We must also remember that we may not be standing at the end of history.  Since the Church hasn’t yet fulfilled the Great Commission, it makes it hard to believe that history will end any time soon.  That means we may not be facing “the end” of all that God has been doing.  Even in drawing “end times” time lines, it might be wise to extend them beyond our present time lest we give the wrong impression:  that we absolutely know when the end will come. (Only the Father knows this after all) Who knows … maybe the best may be yet to come.
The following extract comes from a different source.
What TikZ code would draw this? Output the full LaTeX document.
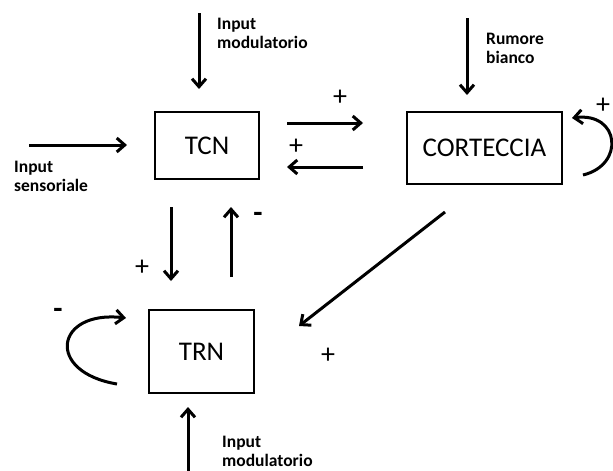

History, then, is the development and ripening of cultural fruit toward the great harvest.  But there’s more. Earth’s history is a winnowing process.  Christ’s kingdom grows and develops over time.  We can’t expect the Church of the past to know everything we know today.  We can’t return to the past … to Camelot, or the Reformation, or colonial America.  Indeed, we shouldn’t want to do so.  The New Jerusalem lies in the future.  We learn from the past, but in doing so we shouldn’t try to repeat what doesn’t work.  This is an age of differentiation and polarization … the tares becoming more obviously tares, the wheat more obviously wheat (epistemological self-consciousness).  When harvest comes, when Jesus returns, everything will be black and white without exception.

A Practical Conclusion

Finally, we need to tell the Story of history as a real story, making use of all the enthusiasm, imagination, oratorical skill and preparation that story-telling actually demands.  Story-telling can be hard work.  It requires us to be well-read, to have our thoughts and facts in order, and to be genuinely passionate about our material.  It’s imperative that we love and respect our audience. This perspective allows us to genuinely demonstrate a desire to inspire, educate and even entertain.  After all, any stories we tell are woven into the fabric of the greatest story ever told — and all efforts of this nature deserves our best efforts.